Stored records
########################################
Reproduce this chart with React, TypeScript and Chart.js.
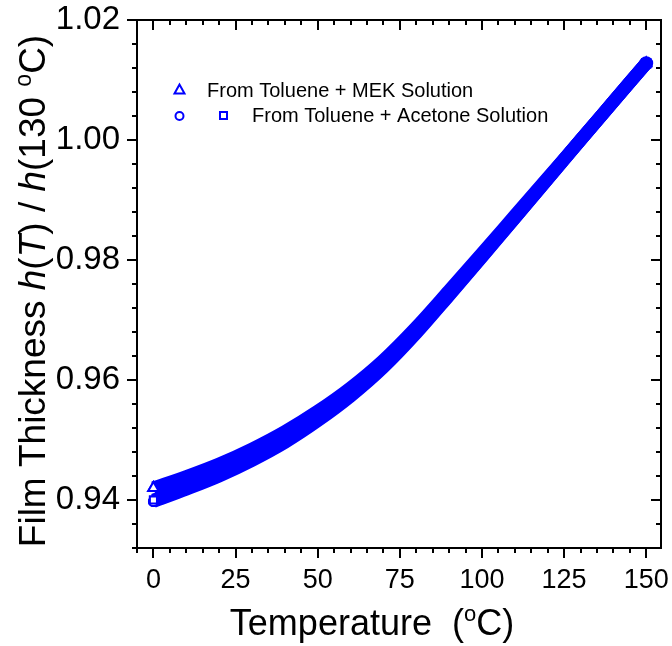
import React, { useEffect, useRef } from 'react';
import { Chart, registerables } from 'chart.js';

Chart.register(...registerables);

// ---- data ----
const temperatures = [0, 10, 20, 30, 40, 50, 60, 70, 80, 90, 100, 110, 120, 130, 140, 150];
const mekThickness = [0.942, 0.9439, 0.946, 0.9485, 0.9514, 0.9548, 0.9587, 0.9633, 0.9688, 0.9749, 0.9811, 0.9874, 0.9937, 1.0, 1.0064, 1.0128];
const acetoneCircleThickness = [0.93975, 0.9418, 0.944, 0.9466, 0.9496, 0.9532, 0.9573, 0.9621, 0.9678, 0.9741, 0.9805, 0.987, 0.9935, 1.0, 1.0064, 1.0128];
const acetoneSquareThickness = [0.94, 0.942, 0.9442, 0.9468, 0.9498, 0.9534, 0.9575, 0.9623, 0.968, 0.9742, 0.9806, 0.987, 0.9935, 1.0, 1.0064, 1.0128];

const xMajorTicks = [0, 25, 50, 75, 100, 125, 150];
const xTickLabels = ['0', '25', '50', '75', '100', '125', '150'];
const yMajorTicks = [0.94, 0.96, 0.98, 1.0, 1.02];
const yTickLabels = ['0.94', '0.96', '0.98', '1.00', '1.02'];
const legendLabels = ['From Toluene + MEK Solution', 'From Toluene + Acetone Solution'];

const BLUE = '#0000FF';
const FAMILY = '"Liberation Sans", Arial, Helvetica, sans-serif';

type Seg = { t: string; it?: boolean; sup?: boolean };

function segFont(s: Seg, size: number) {
  const sz = s.sup ? Math.round(size * 0.62) : size;
  return `${s.it ? 'italic ' : ''}${sz}px ${FAMILY}`;
}

function drawRich(ctx: CanvasRenderingContext2D, segs: Seg[], cx: number, baseline: number, size: number) {
  let total = 0;
  const widths = segs.map((s) => {
    ctx.font = segFont(s, size);
    const w = ctx.measureText(s.t).width;
    total += w;
    return w;
  });
  let x = cx - total / 2;
  ctx.textAlign = 'left';
  ctx.textBaseline = 'alphabetic';
  segs.forEach((s, i) => {
    ctx.font = segFont(s, size);
    ctx.fillText(s.t, x, s.sup ? baseline - size * 0.38 : baseline);
    x += widths[i];
  });
}

const isMajor = (list: number[], v: number) => list.some((m) => Math.abs(m - v) < 1e-6);
const onStep = (v: number, step: number) => Math.abs(v / step - Math.round(v / step)) < 1e-6;

const framePlugin = {
  id: 'framePlugin',
  afterDatasetsDraw(chart: any) {
    // redraw the first markers of each series on top of the bands
    [1, 2, 0].forEach((i) => {
      const meta = chart.getDatasetMeta(i);
      const el = meta && meta.data[0];
      if (el) el.draw(chart.ctx, chart.chartArea);
    });
  },
  afterDraw(chart: any) {
    const { ctx, chartArea: a, scales } = chart;
    const xs = scales.x;
    const ys = scales.y;
    ctx.save();
    ctx.strokeStyle = '#000';
    ctx.lineWidth = 2;
    ctx.lineCap = 'butt';
    const line = (x1: number, y1: number, x2: number, y2: number) => {
      ctx.beginPath();
      ctx.moveTo(x1, y1);
      ctx.lineTo(x2, y2);
      ctx.stroke();
    };
    ctx.strokeRect(a.left, a.top, a.right - a.left, a.bottom - a.top);
    xs.ticks.forEach((t: any) => {
      if (!onStep(t.value, 5)) return;
      const len = isMajor(xMajorTicks, t.value) ? 10 : 5;
      const px = Math.round(xs.getPixelForValue(t.value));
      line(px, a.bottom, px, a.bottom + len);
      line(px, a.top, px, a.top + len);
    });
    ys.ticks.forEach((t: any) => {
      const len = isMajor(yMajorTicks, t.value) ? 10 : 5;
      const py = Math.round(ys.getPixelForValue(t.value));
      line(a.left - len, py, a.left, py);
      line(a.right - len, py, a.right, py);
    });

    // axis titles
    ctx.fillStyle = '#000';
    drawRich(ctx, [{ t: 'Temperature  (' }, { t: 'o', sup: true }, { t: 'C)' }], 372, 635, 36);
    ctx.save();
    ctx.translate(45, 291);
    ctx.rotate(-Math.PI / 2);
    drawRich(
      ctx,
      [
        { t: 'Film Thickness ' },
        { t: 'h', it: true },
        { t: '(' },
        { t: 'T', it: true },
        { t: ') / ' },
        { t: 'h', it: true },
        { t: '(130 ' },
        { t: 'o', sup: true },
        { t: 'C)' },
      ],
      0,
      0,
      37
    );
    ctx.restore();

    // legend
    ctx.strokeStyle = BLUE;
    ctx.lineWidth = 2;
    ctx.beginPath();
    ctx.moveTo(179.5, 84.5);
    ctx.lineTo(174.5, 93.5);
    ctx.lineTo(184.5, 93.5);
    ctx.closePath();
    ctx.stroke();
    ctx.beginPath();
    ctx.arc(179.5, 116, 4, 0, Math.PI * 2);
    ctx.stroke();
    ctx.strokeRect(220, 112, 7, 7);
    ctx.fillStyle = '#000';
    ctx.font = `20px ${FAMILY}`;
    ctx.textAlign = 'left';
    ctx.textBaseline = 'alphabetic';
    ctx.fillText(legendLabels[0], 207, 97);
    ctx.fillText(legendLabels[1], 252, 122);
    ctx.restore();
  },
};

function makeSeries(label: string, values: number[], style: string, radius: number) {
  const last = values.length - 1;
  return {
    label,
    data: temperatures.map((t, i) => ({ x: t, y: values[i] })),
    borderColor: BLUE,
    borderWidth: 13,
    borderCapStyle: 'butt',
    borderJoinStyle: 'round',
    cubicInterpolationMode: 'monotone',
    fill: false,
    pointStyle: style,
    pointRadius: (c: any) => (c.dataIndex === 0 ? radius : c.dataIndex === last ? 6 : 0),
    pointHoverRadius: 0,
    pointBorderColor: BLUE,
    pointBackgroundColor: (c: any) => (c.dataIndex === 0 ? '#FFFFFF' : BLUE),
    pointBorderWidth: 2,
  };
}

export default function App() {
  const ref = useRef<HTMLCanvasElement | null>(null);
  useEffect(() => {
    if (!ref.current) return;
    const chart = new Chart(ref.current, {
      type: 'line',
      data: {
        datasets: [
          makeSeries('From Toluene + MEK Solution', mekThickness, 'triangle', 6),
          makeSeries('From Toluene + Acetone Solution (circles)', acetoneCircleThickness, 'circle', 4.5),
          makeSeries('From Toluene + Acetone Solution (squares)', acetoneSquareThickness, 'rect', 5),
        ] as any,
      },
      options: {
        responsive: false,
        animation: false,
        devicePixelRatio: 1,
        layout: { padding: { left: 0, right: 11, top: 20, bottom: 0 } },
        plugins: { legend: { display: false }, tooltip: { enabled: false } },
        events: [],
        scales: {
          x: {
            type: 'linear',
            min: -5,
            max: 154.5,
            afterFit: (s: any) => {
              s.height = 98;
              s.paddingLeft = 0;
              s.paddingRight = 0;
              s.paddingTop = 0;
              s.paddingBottom = 0;
            },
            grid: { display: false, drawTicks: false },
            border: { display: false },
            ticks: {
              stepSize: 5,
              includeBounds: false,
              autoSkip: false,
              maxRotation: 0,
              minRotation: 0,
              padding: 16,
              color: '#000',
              font: { family: FAMILY, size: 27 },
              callback: (v: any) => {
                const i = xMajorTicks.findIndex((m) => Math.abs(m - Number(v)) < 1e-6);
                return i >= 0 ? xTickLabels[i] : '';
              },
            },
          },
          y: {
            type: 'linear',
            min: 0.932,
            max: 1.02,
            afterFit: (s: any) => {
              s.width = 137;
              s.paddingLeft = 0;
              s.paddingRight = 0;
              s.paddingTop = 0;
              s.paddingBottom = 0;
            },
            grid: { display: false, drawTicks: false },
            border: { display: false },
            ticks: {
              stepSize: 0.004,
              autoSkip: false,
              padding: 17,
              color: '#000',
              font: { family: FAMILY, size: 33 },
              callback: (v: any) => {
                const i = yMajorTicks.findIndex((m) => Math.abs(m - Number(v)) < 1e-6);
                return i >= 0 ? yTickLabels[i] : '';
              },
            },
          },
        },
      } as any,
      plugins: [framePlugin],
    });
    return () => chart.destroy();
  }, []);
  return (
    <div style={{ position: 'absolute', left: 0, top: 0, width: 672, height: 646, background: '#fff' }}>
      <canvas ref={ref} width={672} height={646} style={{ display: 'block' }} />
    </div>
  );
}
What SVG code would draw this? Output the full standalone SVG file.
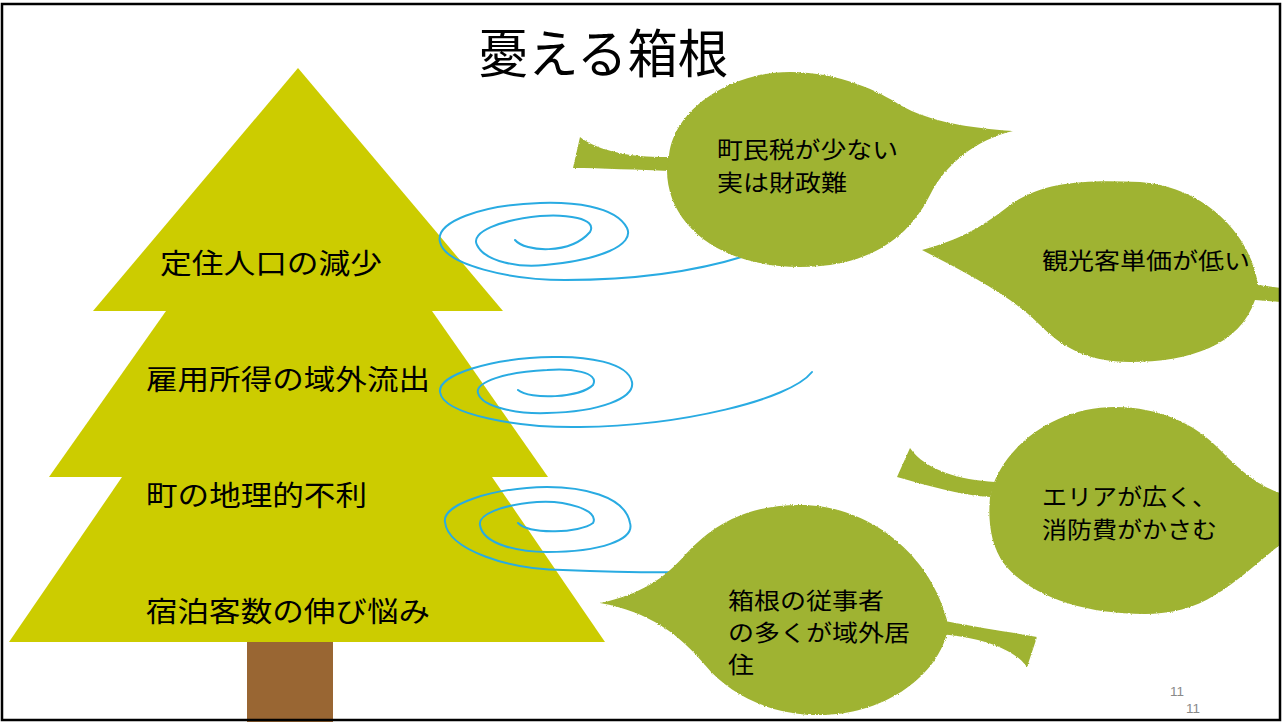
<svg xmlns="http://www.w3.org/2000/svg" width="1284" height="722" viewBox="0 0 1284 722">
  <style>
    .jp { font-family: "Noto Sans CJK JP", "Noto Sans", sans-serif; fill: #000; }
    .tier { fill: #CCCC00; }
    .trunk { fill: #996633; }
    .leaf { fill: #9FB331; filter: url(#rough); }
    .wind { fill: none; stroke: #29ABE2; stroke-width: 2; stroke-linecap: round; }
    .label { font-size: 28px; }
    .leaftext { font-size: 23px; }
    .pagenum { font-family: "Liberation Sans", sans-serif; font-size: 13.5px; fill: #898989; }
  </style>
  <defs>
    <!-- slightly ragged edge for the leaf shapes -->
    <filter id="rough" x="-5%" y="-5%" width="110%" height="110%">
      <feTurbulence type="fractalNoise" baseFrequency="0.9" numOctaves="2" seed="3" result="n"/>
      <feDisplacementMap in="SourceGraphic" in2="n" scale="2.5" xChannelSelector="R" yChannelSelector="G"/>
    </filter>
  </defs>

  <rect x="0" y="0" width="1284" height="722" fill="#FFFFFF"/>

  <!-- title -->
  <text id="title" class="jp" x="478" y="73" font-size="52" textLength="250" lengthAdjust="spacingAndGlyphs">憂える箱根</text>

  <!-- tree -->
  <g id="tree">
    <rect class="trunk" x="247" y="640" width="86" height="82"/>
    <polygon class="tier" points="122,477 492,477 605,642 9,642"/>
    <polygon class="tier" points="166,311 432,311 548,477 49,477"/>
    <polygon class="tier" points="298,68 503,311 93,311"/>
  </g>

  <g id="tier-1"><text class="jp label" x="160" y="274" textLength="222" lengthAdjust="spacingAndGlyphs">定住人口の減少</text></g>
  <g id="tier-2"><text class="jp label" x="146" y="390" textLength="284" lengthAdjust="spacingAndGlyphs">雇用所得の域外流出</text></g>
  <g id="tier-3"><text class="jp label" x="146" y="506" textLength="221" lengthAdjust="spacingAndGlyphs">町の地理的不利</text></g>
  <g id="tier-4"><text class="jp label" x="146" y="622" textLength="284" lengthAdjust="spacingAndGlyphs">宿泊客数の伸び悩み</text></g>

  <!-- wind spirals -->
  <g id="connectors">
    <path class="wind" d="M 515 240 C 525 252, 570 255, 590 232 C 598 218, 565 214, 540 216 C 500 220, 470 232, 477 245 C 485 262, 520 268, 545 265 C 600 260, 635 245, 627 228 C 615 205, 570 202, 540 203 C 480 205, 435 222, 440 242 C 445 265, 510 280, 565 280 C 640 280, 700 270, 745 256"/>
    <path class="wind" d="M 518 390 C 530 400, 580 398, 593 385 C 600 372, 570 368, 547 370 C 505 372, 475 382, 478 393 C 482 408, 520 414, 547 413 C 600 412, 635 398, 632 382 C 628 362, 585 356, 553 357 C 490 358, 438 375, 440 392 C 443 415, 520 428, 580 427 C 680 426, 790 400, 812 372"/>
    <path class="wind" d="M 518 523 C 530 535, 580 533, 593 523 C 600 510, 565 500, 537 502 C 500 505, 478 515, 480 525 C 483 545, 520 552, 547 552 C 600 552, 635 540, 630 523 C 625 495, 580 487, 547 487 C 490 488, 442 505, 445 522 C 448 550, 510 570, 563 570 C 610 572, 650 573, 700 572"/>
  </g>

  <!-- leaves -->
  <g id="leaf-tax">
    <path class="leaf" d="M 580 137 C 600 153, 640 158, 672 157 L 670 171 C 640 170, 600 168, 573 168 Z"/>
    <path class="leaf" d="M 669 158 C 672 110, 730 72, 790 72 C 840 72, 880 92, 900 105 C 930 122, 970 128, 1013 131 C 975 140, 945 165, 930 195 C 905 245, 860 267, 800 267 C 720 267, 667 225, 667 170 Z"/>
    <text class="jp leaftext" x="717" y="158" textLength="181" lengthAdjust="spacingAndGlyphs">町民税が少ない</text>
    <text class="jp leaftext" x="717" y="191" textLength="130" lengthAdjust="spacingAndGlyphs">実は財政難</text>
  </g>

  <g id="leaf-spend">
    <path class="leaf" d="M 922 250 C 960 240, 985 225, 1010 205 C 1045 180, 1090 180, 1140 182 C 1200 186, 1250 230, 1258 285 L 1281 288 L 1281 302 L 1255 300 C 1240 345, 1190 362, 1130 362 C 1085 362, 1060 345, 1040 325 C 1010 295, 970 275, 922 250 Z"/>
    <text class="jp leaftext" x="1042" y="269" textLength="208" lengthAdjust="spacingAndGlyphs">観光客単価が低い</text>
  </g>

  <g id="leaf-area">
    <path class="leaf" d="M 910 448 C 925 470, 960 480, 995 482 L 990 497 C 960 495, 925 485, 897 477 Z"/>
    <path class="leaf" d="M 993 485 C 1010 440, 1060 407, 1115 407 C 1160 407, 1195 425, 1215 445 C 1235 465, 1255 485, 1280 493 L 1280 545 C 1260 560, 1240 580, 1215 595 C 1195 608, 1170 614, 1145 614 C 1080 614, 1030 595, 1005 565 C 990 545, 988 520, 990 497 Z"/>
    <text class="jp leaftext" x="1042" y="505" textLength="175" lengthAdjust="spacingAndGlyphs">エリアが広く、</text>
    <text class="jp leaftext" x="1042" y="538" textLength="175" lengthAdjust="spacingAndGlyphs">消防費がかさむ</text>
  </g>

  <g id="leaf-commute">
    <path class="leaf" d="M 945 621 C 980 628, 1010 632, 1037 637 L 1027 667 C 1015 650, 985 638, 940 634 Z"/>
    <path class="leaf" d="M 600 603 C 640 595, 665 578, 685 555 C 715 522, 750 505, 800 505 C 870 505, 930 555, 947 620 L 947 633 C 935 680, 880 715, 820 715 C 770 715, 730 695, 705 665 C 680 635, 650 612, 600 603 Z"/>
    <text class="jp leaftext" x="728" y="609" textLength="156" lengthAdjust="spacingAndGlyphs">箱根の従事者</text>
    <text class="jp leaftext" x="728" y="641" textLength="182" lengthAdjust="spacingAndGlyphs">の多くが域外居</text>
    <text class="jp leaftext" x="728" y="673" textLength="26" lengthAdjust="spacingAndGlyphs">住</text>
  </g>

  <!-- slide number -->
  <text class="pagenum" x="1170" y="696">11</text>
  <text class="pagenum" x="1186" y="713">11</text>

  <!-- slide frame -->
  <rect x="2" y="4" width="1278" height="716" fill="none" stroke="#000" stroke-width="2.5"/>
</svg>
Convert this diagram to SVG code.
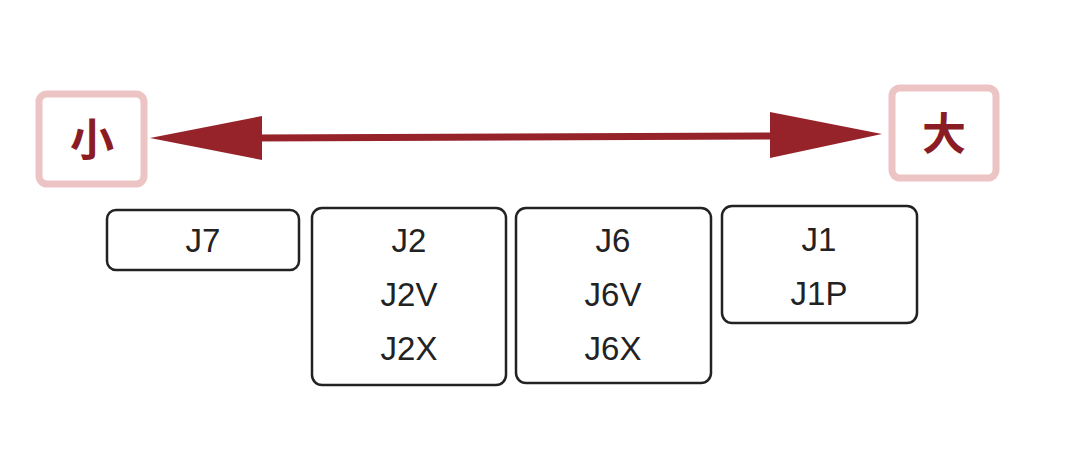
<svg xmlns="http://www.w3.org/2000/svg" width="1080" height="462" viewBox="0 0 1080 462">
<style>
.lbl{fill:#fff;stroke:#ecc4c4;stroke-width:7}
.lt{font-family:"Noto Sans CJK JP",sans-serif;font-weight:bold;font-size:44px;fill:#8a1d24;text-anchor:middle}
.box{fill:#fff;stroke:#222;stroke-width:2.5}
.bt{font-family:"Liberation Sans",Arial,sans-serif;font-size:33px;fill:#222;text-anchor:middle}
</style>
<rect width="1080" height="462" fill="#fff"/>
<g id="connectors">
<line x1="240" y1="138" x2="790" y2="136" stroke="#96232a" stroke-width="7"/>
<polygon points="150,138 262,116 262,160" fill="#96232a"/>
<polygon points="882,134 770,112 770,158" fill="#96232a"/>
</g>
<g id="small"><rect class="lbl" x="39" y="94" width="105" height="90" rx="8"/><text class="lt" x="92" y="156">小</text></g>
<g id="large"><rect class="lbl" x="892" y="88" width="104" height="90" rx="8"/><text class="lt" x="944" y="150">大</text></g>
<g id="j7"><rect class="box" x="107" y="210" width="192" height="60" rx="9"/><text class="bt" x="203" y="252">J7</text></g>
<g id="j2"><rect class="box" x="312" y="208" width="194" height="177" rx="10"/><text class="bt" x="409" y="252">J2</text><text class="bt" x="409" y="306">J2V</text><text class="bt" x="409" y="360">J2X</text></g>
<g id="j6"><rect class="box" x="516" y="208" width="195" height="175" rx="10"/><text class="bt" x="613" y="252">J6</text><text class="bt" x="613" y="306">J6V</text><text class="bt" x="613" y="360">J6X</text></g>
<g id="j1"><rect class="box" x="722" y="206" width="195" height="117" rx="10"/><text class="bt" x="819" y="251">J1</text><text class="bt" x="819" y="305">J1P</text></g>
</svg>
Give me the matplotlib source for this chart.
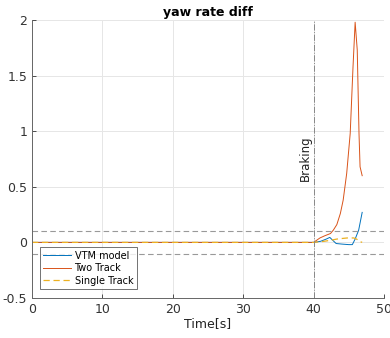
import numpy as np
import matplotlib.pyplot as plt

# yaw rate difference against time for the three models
t_vtm = [0, 10, 20, 30, 40, 41, 41.8, 42.3, 42.7, 43.2, 44.0, 45.0, 45.5, 45.9, 46.4, 46.9]
vtm = [0, 0, 0, 0, 0, 0.01, 0.03, 0.045, 0.02, -0.01, -0.015, -0.02, -0.02, 0.03, 0.11, 0.27]

t_two = [0, 10, 20, 30, 40, 40.9, 41.6, 42.4, 42.8, 43.3, 43.8, 44.2, 44.7, 45.2, 45.6, 45.9,
         46.2, 46.45, 46.6, 46.9]
two = [0, 0, 0, 0, 0, 0.04, 0.06, 0.08, 0.11, 0.16, 0.26, 0.38, 0.62, 0.98, 1.58, 1.98,
       1.73, 0.98, 0.68, 0.6]

t_single = [0, 10, 20, 30, 40, 41.5, 42.5, 43.3, 44.0, 44.8, 45.7, 46.1, 46.5, 46.9]
single = [0, 0, 0, 0, 0, 0.01, 0.02, 0.03, 0.035, 0.04, 0.04, 0.03, 0.01, 0.0]

threshold = 0.1
t_brake = 40

blue, orange, yellow = "#0072BD", "#D95319", "#EDB120"

fig = plt.figure(figsize=(3.9, 3.38), dpi=100)
ax = fig.add_axes([32 / 390, 40 / 338, 352 / 390, 278 / 338])

ax.plot(t_vtm, vtm, color=blue, lw=0.7, label="VTM model")
ax.plot(t_two, two, color=orange, lw=0.7, label="Two Track")
ax.plot(t_single, single, color=yellow, lw=0.9, ls=(0, (5, 3)), label="Single Track")

for y in (threshold, -threshold):
    ax.axhline(y, color="#999999", lw=0.8, ls=(0, (5, 3)))
ax.axvline(t_brake, color="#888888", lw=0.7, ls="-.")
ax.text(t_brake - 0.3, 0.76, "Braking", rotation=90, ha="right", va="center", fontsize=8.5,
        color="#222222")

ax.set_xlim(0, 50)
ax.set_ylim(-0.5, 2)
ax.set_xticks([0, 10, 20, 30, 40, 50])
ax.set_yticks([-0.5, 0, 0.5, 1, 1.5, 2])
ax.set_yticklabels(["-0.5", "0", "0.5", "1", "1.5", "2"])
ax.grid(True, color="#e6e6e6", lw=0.7)
ax.set_axisbelow(True)
for s in ("top", "right"):
    ax.spines[s].set_visible(False)
for s in ("left", "bottom"):
    ax.spines[s].set_color("#666666")
    ax.spines[s].set_linewidth(0.7)
ax.tick_params(direction="in", length=3, labelsize=9, colors="#333333", width=0.6)
ax.set_xlabel("Time[s]", fontsize=9, labelpad=1, color="#222222")
ax.set_title("yaw rate diff", fontsize=9, fontweight="bold", pad=3)

leg = ax.legend(loc="lower left", bbox_to_anchor=(8 / 352, 9 / 278), borderaxespad=0,
                fontsize=7, frameon=True, fancybox=False, handlelength=2.8,
                handletextpad=0.4, labelspacing=0.25, borderpad=0.35)
leg.get_frame().set_edgecolor("#333333")
leg.get_frame().set_linewidth(0.6)

fig.savefig("out.png", dpi=100)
########################################
- [Your instructions]:
Exactly and only the lines from the line with "Give me the matplotlib source for this chart." to the line with "import matplotlib.pyplot as plt", both ends included, should be echoed. Do not carry over the pictures.

- [The completed task]:
Give me the matplotlib source for this chart.
import numpy as np
import matplotlib.pyplot as plt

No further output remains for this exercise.